EXERCISE REQUIREMENTS: Working from the top of the listing below, retype each line through the line containing "from matplotlib.ticker import", both included, with no pictures.

DATA PROVIDED:
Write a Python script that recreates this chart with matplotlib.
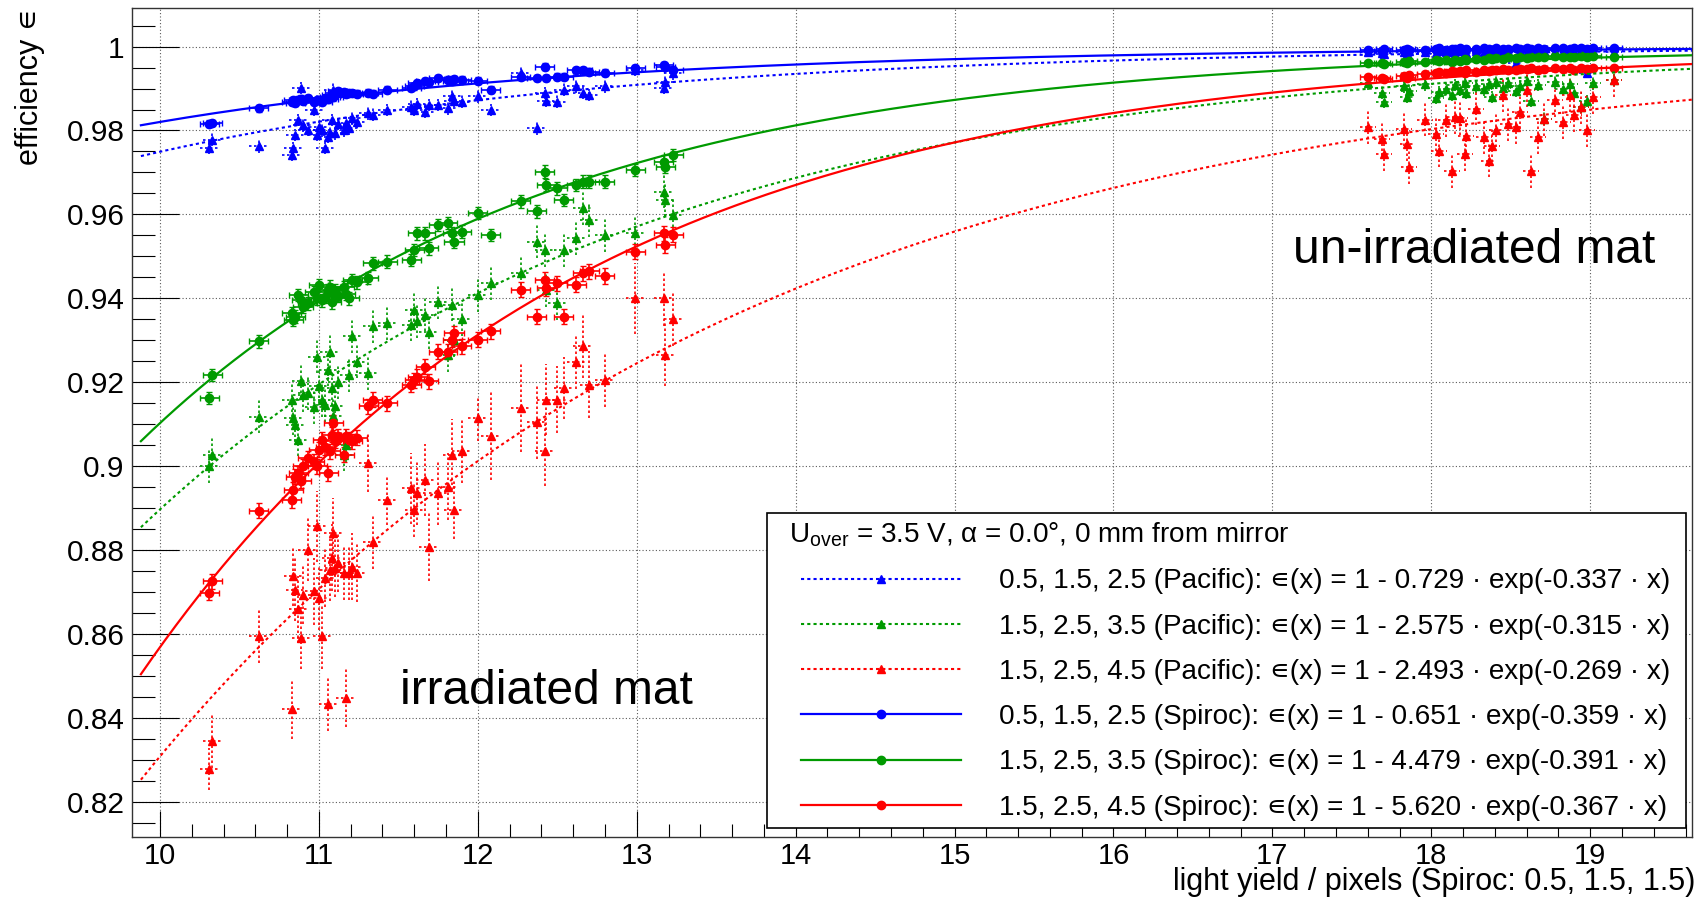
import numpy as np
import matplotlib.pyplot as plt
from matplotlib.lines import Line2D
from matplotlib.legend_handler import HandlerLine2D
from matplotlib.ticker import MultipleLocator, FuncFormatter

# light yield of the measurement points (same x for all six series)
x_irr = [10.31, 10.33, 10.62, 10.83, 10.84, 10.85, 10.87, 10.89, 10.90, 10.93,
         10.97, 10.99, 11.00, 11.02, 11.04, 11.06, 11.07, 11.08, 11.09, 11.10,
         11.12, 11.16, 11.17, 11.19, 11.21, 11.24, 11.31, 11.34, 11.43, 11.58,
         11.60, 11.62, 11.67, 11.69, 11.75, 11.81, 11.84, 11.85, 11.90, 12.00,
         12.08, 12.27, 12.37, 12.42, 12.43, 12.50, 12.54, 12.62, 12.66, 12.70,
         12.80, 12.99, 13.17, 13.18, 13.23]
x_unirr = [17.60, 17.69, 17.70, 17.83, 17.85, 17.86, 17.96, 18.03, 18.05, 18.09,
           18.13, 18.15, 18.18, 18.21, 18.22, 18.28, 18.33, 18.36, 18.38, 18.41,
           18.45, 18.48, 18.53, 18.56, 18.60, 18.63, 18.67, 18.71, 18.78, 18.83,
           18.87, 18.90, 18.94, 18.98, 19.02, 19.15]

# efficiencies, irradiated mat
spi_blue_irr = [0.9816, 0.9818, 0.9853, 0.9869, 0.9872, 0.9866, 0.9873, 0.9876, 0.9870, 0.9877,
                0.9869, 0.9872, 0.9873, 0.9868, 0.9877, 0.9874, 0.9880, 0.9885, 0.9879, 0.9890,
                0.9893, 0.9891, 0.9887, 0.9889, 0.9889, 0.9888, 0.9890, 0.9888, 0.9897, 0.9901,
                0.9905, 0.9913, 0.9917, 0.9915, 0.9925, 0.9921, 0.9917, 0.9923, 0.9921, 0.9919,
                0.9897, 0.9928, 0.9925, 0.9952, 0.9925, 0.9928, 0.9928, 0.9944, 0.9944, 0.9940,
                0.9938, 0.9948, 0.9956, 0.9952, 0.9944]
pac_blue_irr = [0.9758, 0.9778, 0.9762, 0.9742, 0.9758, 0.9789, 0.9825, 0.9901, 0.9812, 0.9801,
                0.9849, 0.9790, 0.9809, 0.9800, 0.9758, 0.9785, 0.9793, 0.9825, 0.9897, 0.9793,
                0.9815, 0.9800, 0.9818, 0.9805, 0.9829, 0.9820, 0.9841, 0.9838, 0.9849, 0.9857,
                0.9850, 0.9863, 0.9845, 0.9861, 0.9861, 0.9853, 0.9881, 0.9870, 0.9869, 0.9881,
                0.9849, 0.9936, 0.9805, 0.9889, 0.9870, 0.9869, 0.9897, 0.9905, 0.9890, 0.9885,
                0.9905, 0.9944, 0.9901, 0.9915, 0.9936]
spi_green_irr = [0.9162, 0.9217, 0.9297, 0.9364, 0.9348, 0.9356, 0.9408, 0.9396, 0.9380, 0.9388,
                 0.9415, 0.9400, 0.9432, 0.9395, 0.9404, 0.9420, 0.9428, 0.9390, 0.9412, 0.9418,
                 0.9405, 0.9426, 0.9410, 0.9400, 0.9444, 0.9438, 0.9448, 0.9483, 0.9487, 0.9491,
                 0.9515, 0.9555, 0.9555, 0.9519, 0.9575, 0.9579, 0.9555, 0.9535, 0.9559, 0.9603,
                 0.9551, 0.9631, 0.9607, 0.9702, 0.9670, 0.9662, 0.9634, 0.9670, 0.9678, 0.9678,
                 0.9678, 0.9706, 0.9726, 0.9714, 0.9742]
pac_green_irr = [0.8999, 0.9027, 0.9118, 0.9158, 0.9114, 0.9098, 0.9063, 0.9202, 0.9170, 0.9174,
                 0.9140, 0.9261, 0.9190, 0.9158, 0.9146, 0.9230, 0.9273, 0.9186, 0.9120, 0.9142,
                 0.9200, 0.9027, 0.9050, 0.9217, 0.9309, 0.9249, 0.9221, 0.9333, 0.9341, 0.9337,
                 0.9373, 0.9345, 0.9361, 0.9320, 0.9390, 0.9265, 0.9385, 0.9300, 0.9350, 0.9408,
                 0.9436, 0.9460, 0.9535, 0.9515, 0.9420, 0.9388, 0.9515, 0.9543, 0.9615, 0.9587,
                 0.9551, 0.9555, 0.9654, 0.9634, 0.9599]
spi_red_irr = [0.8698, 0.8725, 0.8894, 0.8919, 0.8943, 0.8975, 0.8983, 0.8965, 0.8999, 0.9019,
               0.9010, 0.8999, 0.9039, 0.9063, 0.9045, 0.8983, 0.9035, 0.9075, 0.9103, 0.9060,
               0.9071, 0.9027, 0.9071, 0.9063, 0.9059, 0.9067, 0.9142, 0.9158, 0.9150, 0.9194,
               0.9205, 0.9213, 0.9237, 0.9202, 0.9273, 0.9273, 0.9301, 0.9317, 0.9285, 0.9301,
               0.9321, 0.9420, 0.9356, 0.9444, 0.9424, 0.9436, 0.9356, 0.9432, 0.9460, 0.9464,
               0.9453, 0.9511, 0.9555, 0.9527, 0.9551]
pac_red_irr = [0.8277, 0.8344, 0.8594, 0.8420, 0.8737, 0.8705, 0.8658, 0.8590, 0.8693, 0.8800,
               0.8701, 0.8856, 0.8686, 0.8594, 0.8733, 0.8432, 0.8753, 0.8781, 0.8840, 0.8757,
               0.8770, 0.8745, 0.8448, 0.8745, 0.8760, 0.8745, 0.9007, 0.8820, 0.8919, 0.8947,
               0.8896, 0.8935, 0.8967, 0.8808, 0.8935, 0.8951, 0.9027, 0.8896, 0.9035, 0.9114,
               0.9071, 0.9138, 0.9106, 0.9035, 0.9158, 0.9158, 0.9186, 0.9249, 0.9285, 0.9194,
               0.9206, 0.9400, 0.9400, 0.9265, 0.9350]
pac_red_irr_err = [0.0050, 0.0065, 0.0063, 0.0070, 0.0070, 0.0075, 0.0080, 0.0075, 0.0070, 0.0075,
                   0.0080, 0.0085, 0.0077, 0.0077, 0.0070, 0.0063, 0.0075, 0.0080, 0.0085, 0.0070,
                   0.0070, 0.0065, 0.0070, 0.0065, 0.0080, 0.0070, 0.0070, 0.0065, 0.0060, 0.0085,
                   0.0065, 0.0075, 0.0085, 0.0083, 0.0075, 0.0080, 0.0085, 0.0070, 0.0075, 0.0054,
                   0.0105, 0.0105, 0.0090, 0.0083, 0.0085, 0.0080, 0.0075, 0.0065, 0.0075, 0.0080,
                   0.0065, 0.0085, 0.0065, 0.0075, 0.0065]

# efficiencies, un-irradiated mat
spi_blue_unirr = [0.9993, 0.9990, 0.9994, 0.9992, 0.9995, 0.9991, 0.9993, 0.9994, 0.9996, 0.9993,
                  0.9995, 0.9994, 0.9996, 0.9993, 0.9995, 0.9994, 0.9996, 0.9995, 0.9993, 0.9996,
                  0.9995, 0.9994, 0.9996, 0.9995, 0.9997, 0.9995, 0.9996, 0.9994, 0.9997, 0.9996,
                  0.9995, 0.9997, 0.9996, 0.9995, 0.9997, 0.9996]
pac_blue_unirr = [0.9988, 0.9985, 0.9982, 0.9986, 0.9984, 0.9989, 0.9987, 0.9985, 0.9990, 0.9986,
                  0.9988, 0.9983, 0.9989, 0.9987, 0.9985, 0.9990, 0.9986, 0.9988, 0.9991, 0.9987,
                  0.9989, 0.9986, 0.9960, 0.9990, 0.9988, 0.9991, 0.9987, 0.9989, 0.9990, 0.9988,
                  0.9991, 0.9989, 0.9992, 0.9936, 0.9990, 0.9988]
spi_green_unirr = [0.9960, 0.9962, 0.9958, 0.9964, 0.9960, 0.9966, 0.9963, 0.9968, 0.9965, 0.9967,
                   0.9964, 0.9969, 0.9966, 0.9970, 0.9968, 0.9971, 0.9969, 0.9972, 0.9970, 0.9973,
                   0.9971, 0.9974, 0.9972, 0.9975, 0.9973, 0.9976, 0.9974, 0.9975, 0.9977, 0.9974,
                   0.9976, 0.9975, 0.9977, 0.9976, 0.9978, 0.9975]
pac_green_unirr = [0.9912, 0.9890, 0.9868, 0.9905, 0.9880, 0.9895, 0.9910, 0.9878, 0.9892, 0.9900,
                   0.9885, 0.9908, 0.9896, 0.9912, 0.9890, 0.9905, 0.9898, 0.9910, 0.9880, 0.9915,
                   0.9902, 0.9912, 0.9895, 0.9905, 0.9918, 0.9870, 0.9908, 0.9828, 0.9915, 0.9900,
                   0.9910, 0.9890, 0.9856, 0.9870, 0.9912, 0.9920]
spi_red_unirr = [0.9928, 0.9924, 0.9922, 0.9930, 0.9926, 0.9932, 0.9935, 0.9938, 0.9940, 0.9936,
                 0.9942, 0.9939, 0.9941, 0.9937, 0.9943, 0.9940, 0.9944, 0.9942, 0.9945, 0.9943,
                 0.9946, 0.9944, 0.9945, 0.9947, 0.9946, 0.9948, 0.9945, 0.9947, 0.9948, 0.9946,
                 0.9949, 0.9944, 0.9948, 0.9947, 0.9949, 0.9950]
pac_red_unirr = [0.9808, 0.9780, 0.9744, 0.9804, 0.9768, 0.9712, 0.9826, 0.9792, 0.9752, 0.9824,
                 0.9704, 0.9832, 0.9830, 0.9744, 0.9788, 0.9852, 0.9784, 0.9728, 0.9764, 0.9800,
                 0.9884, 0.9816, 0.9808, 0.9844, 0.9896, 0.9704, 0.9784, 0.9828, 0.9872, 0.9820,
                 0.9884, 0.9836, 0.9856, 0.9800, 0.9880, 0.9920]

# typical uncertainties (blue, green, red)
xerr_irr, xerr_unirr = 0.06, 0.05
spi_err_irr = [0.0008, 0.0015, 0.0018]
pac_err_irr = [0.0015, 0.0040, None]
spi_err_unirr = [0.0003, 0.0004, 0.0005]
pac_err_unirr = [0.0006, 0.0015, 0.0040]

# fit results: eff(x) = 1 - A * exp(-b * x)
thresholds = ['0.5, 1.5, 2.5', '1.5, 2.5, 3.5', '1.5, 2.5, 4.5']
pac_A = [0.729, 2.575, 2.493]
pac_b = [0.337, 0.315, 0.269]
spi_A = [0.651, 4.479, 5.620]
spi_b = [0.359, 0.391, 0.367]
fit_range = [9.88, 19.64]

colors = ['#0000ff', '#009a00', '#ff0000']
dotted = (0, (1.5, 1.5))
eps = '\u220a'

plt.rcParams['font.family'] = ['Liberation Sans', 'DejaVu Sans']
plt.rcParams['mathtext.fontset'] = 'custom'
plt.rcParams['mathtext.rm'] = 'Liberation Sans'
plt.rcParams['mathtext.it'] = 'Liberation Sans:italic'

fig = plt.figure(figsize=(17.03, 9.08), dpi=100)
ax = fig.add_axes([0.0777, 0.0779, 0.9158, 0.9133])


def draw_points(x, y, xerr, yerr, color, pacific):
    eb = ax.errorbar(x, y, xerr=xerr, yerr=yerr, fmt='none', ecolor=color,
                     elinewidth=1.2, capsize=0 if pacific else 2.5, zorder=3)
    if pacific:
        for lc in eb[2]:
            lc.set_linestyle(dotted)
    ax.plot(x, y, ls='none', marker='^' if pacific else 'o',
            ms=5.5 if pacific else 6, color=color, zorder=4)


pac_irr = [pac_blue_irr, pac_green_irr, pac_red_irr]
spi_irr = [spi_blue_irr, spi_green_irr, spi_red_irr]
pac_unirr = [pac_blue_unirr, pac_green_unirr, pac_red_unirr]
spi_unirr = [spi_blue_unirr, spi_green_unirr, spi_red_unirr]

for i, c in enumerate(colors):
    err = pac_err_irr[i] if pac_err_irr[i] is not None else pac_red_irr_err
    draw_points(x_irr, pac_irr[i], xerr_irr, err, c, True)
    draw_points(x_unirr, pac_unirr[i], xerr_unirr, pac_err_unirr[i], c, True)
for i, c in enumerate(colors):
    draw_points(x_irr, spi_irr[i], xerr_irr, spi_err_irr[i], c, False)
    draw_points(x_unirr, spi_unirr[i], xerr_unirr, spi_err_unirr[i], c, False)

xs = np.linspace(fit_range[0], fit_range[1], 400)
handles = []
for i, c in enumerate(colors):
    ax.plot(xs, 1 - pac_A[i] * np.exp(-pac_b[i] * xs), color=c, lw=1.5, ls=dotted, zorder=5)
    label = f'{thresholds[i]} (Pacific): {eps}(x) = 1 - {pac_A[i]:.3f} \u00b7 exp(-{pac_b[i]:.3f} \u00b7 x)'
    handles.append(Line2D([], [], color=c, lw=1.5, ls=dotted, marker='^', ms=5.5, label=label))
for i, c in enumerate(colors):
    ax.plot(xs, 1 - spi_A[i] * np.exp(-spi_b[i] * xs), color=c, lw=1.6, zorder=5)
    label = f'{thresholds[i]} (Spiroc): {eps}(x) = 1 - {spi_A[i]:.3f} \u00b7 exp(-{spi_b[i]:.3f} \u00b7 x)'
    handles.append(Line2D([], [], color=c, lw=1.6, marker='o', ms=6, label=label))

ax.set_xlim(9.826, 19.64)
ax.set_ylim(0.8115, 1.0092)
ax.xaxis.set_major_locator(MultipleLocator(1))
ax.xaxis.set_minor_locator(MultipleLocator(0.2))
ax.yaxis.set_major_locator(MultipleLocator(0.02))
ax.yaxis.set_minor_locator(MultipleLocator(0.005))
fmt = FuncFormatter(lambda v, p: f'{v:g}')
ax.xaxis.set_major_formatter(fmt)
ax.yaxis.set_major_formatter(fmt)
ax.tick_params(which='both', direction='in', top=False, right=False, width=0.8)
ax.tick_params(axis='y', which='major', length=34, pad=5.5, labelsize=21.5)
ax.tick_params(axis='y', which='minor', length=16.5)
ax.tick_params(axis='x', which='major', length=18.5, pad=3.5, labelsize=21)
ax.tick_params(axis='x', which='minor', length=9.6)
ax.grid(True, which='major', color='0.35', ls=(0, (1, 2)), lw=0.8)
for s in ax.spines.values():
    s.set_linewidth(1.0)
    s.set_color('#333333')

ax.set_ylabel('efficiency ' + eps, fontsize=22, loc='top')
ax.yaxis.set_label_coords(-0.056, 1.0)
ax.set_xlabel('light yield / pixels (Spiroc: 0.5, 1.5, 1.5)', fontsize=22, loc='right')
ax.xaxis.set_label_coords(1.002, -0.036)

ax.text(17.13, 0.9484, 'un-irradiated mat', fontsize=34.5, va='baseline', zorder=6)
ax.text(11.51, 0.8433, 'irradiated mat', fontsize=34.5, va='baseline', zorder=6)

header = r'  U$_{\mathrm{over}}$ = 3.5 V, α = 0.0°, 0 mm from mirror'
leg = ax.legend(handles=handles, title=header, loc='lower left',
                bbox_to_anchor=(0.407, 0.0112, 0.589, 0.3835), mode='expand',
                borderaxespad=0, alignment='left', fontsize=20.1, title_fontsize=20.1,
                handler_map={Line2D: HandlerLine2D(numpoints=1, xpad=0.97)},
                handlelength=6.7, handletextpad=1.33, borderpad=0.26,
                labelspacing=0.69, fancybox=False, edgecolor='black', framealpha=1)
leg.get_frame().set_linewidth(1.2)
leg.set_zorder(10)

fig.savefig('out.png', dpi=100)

FULL ANSWER:
Write a Python script that recreates this chart with matplotlib.
import numpy as np
import matplotlib.pyplot as plt
from matplotlib.lines import Line2D
from matplotlib.legend_handler import HandlerLine2D
from matplotlib.ticker import MultipleLocator, FuncFormatter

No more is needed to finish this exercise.